FEATURING: Tatsuya Fuji, Eiko Matsuda, Aoi Nakajima

PLOT: A concubine starts a passionate affair with her master in 1930s Japan.

Still from In the Realm of the Senses (1976)

COMMENTS: When a movie starts with a girl trying to force her way into another girl, you know you will probably have a sexually explicit tale. And while Senses is not hardcore pornography, sex and eroticism play the major role here. One sexually charged encounter follows another, as we follow our young prostitute heroine and her relationship with her master, a middle-aged nobleman and owner of the house where she lives and works with other girls. The development of this relationship proves increasingly disturbing as sex transforms into power play, a game of submission and dominance, while the young girl gradually reveals her more possessive self.

Oshima’s infamous sexual psychodrama shocked on release and remains today a classic of provocative cinema, a transgressive and bold narrative portraying sexuality as a power play.

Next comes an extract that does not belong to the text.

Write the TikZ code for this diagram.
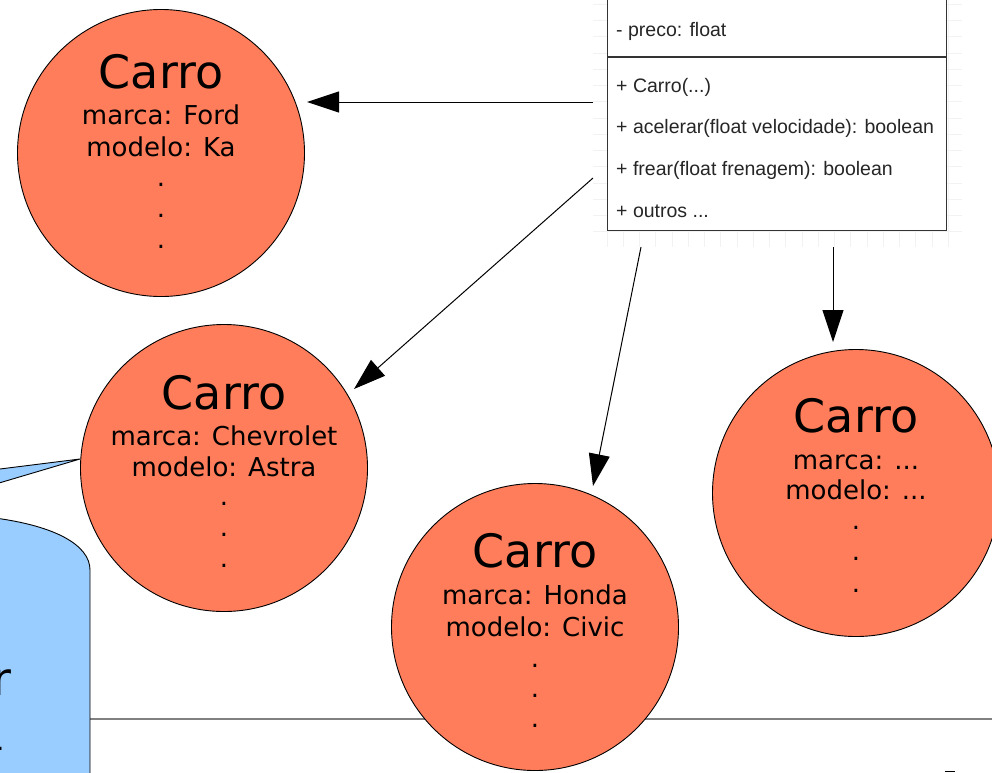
\documentclass[tikz,border=0pt]{standalone}
\usepackage{fontspec}
\setmainfont{DejaVu Sans}
\newfontfamily\umlfont{Liberation Sans}
\usetikzlibrary{arrows.meta}
\definecolor{coral}{HTML}{FF7D5A}
\definecolor{callblue}{HTML}{99CCFF}
\newcommand\bigtxt{\fontsize{46}{54}\selectfont}
\newcommand\smalltxt{\fontsize{26}{31}\selectfont}
\newcommand\umltxt{\umlfont\fontsize{19.5}{23}\selectfont}
\begin{document}
\begin{tikzpicture}[x=1pt,y=-1pt,
  obj/.style={circle, draw=black, line width=0.9pt, fill=coral, minimum size=287pt, inner sep=0pt},
  title/.style={font=\bigtxt, anchor=base, inner sep=0pt},
  attr/.style={font=\smalltxt, anchor=base, inner sep=0pt},
  member/.style={font=\umltxt, anchor=base west, inner sep=0pt, text=black!85},
  arr/.style={-{Triangle[length=32pt,width=21pt]}, line width=1pt},
  gridline/.style={black!5, line width=0.8pt},
  uml/.style={draw=black!80, line width=1.4pt}
]
\useasboundingbox (0,0) rectangle (992,772);
\clip (0,0) rectangle (992,772);

% faint grid behind the class box
\foreach \k in {-0,...,21} \draw[gridline] ({607+16.25*\k},0) -- ({607+16.25*\k},247);
\foreach \k in {-3,...,11} \draw[gridline] (593,{53+16.25*\k}) -- (962,{53+16.25*\k});

% gray horizontal rule
\coordinate (r0) at (90,719);
\coordinate (r1) at (995,719);
\draw[gray, line width=1.6pt] (r0) -- (r1);

% blue shape with pointer
\draw[fill=callblue, line width=0.9pt] (-5,518) .. controls (55,526) and (90,545) .. (90,570) -- (90,780) -- (-5,780) -- cycle;
\draw[fill=callblue, line width=0.9pt] (-5,469.6) -- (80,459) -- (-5,484.2);
\node[font=\bigtxt, anchor=base west, inner sep=0pt] (br) at (-8,695) {r};
\node[font=\smalltxt, anchor=base west, inner sep=0pt] (bd) at (-4,750) {.};

% objects
\node[obj] (c1) at (161,153) {};
\node[title] (c1t) at (161,88) {Carro};
\node[attr] (c1a) at (161,124) {marca: Ford};
\node[attr] (c1b) at (161,156) {modelo: Ka};
\node[attr] (c1d1) at (161,186) {.};
\node[attr] (c1d2) at (161,217) {.};
\node[attr] (c1d3) at (161,248) {.};

\node[obj] (c2) at (224,468) {};
\node[title] (c2t) at (224,409) {Carro};
\node[attr] (c2a) at (224,445) {marca: Chevrolet};
\node[attr] (c2b) at (224,476) {modelo: Astra};
\node[attr] (c2d1) at (224,505) {.};
\node[attr] (c2d2) at (224,536) {.};
\node[attr] (c2d3) at (224,567) {.};

\node[obj] (c3) at (535,627) {};
\node[title] (c3t) at (535,567) {Carro};
\node[attr] (c3a) at (535,604) {marca: Honda};
\node[attr] (c3b) at (535,636) {modelo: Civic};
\node[attr] (c3d1) at (535,667) {.};
\node[attr] (c3d2) at (535,697) {.};
\node[attr] (c3d3) at (535,727) {.};

\node[obj] (c4) at (856,493) {};
\node[title] (c4t) at (856,432) {Carro};
\node[attr] (c4a) at (856,469) {marca: ...};
\node[attr] (c4b) at (856,499) {modelo: ...};
\node[attr] (c4d1) at (856,529) {.};
\node[attr] (c4d2) at (856,560) {.};
\node[attr] (c4d3) at (856,592) {.};

% class box
\node[uml, fill=white, minimum width=339pt, minimum height=251pt, anchor=north west, inner sep=0pt] (cls) at (607,-21) {};
\draw[uml] (607,57) -- (946,57);
\node[member] (m0) at (616,36) {- preco: float};
\node[member] (m1) at (616,92) {+ Carro(...)};
\node[member] (m2) at (616,133) {+ acelerar(float velocidade): boolean};
\node[member] (m3) at (616,175) {+ frear(float frenagem): boolean};
\node[member] (m4) at (616,217) {+ outros ...};

% arrows
\coordinate (s1) at (593,102);  \coordinate (t1) at (307,102);
\coordinate (s2) at (593,178);  \coordinate (t2) at (354,389);
\coordinate (s3) at (641,247);  \coordinate (t3) at (593,486);
\coordinate (s4) at (833,247);  \coordinate (t4) at (833,342);
\draw[arr] (s1) -- (t1);
\draw[arr] (s2) -- (t2);
\draw[arr] (s3) -- (t3);
\draw[arr] (s4) -- (t4);

% small cut-off mark at the bottom right
\coordinate (k0) at (945,771.5);
\coordinate (k1) at (955,771.5);
\draw[line width=1.5pt] (k0) -- (k1);
\end{tikzpicture}
\end{document}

While we cannot consider this movie weird, there are elements of the bizarre. Sexual activities increasingly take on a riskier and more sadomasochistic bent. A few intrusive scenes expressing the characters’ states of mind offer a dreamier aesthetic and a healthy dose of Freudian symbolism. And the graphic climax still shocks sensitive spectators.

In today’s cinematic landscape, however, none of the above is too extreme. Contemporary Asian extreme cinema  approaches similar subjects, namely erotic obsession and the relationship of the two sexes, in more shocking ways. Kim Ki Duk’ s movies, especially Moebius, come to mind, featuring similar imagery and then some. Keeping that in mind, Senses feels a bit dated and mild. The underdeveloped characters and their simplistic or incomprehensible (or just unexplained) motives do not help anything.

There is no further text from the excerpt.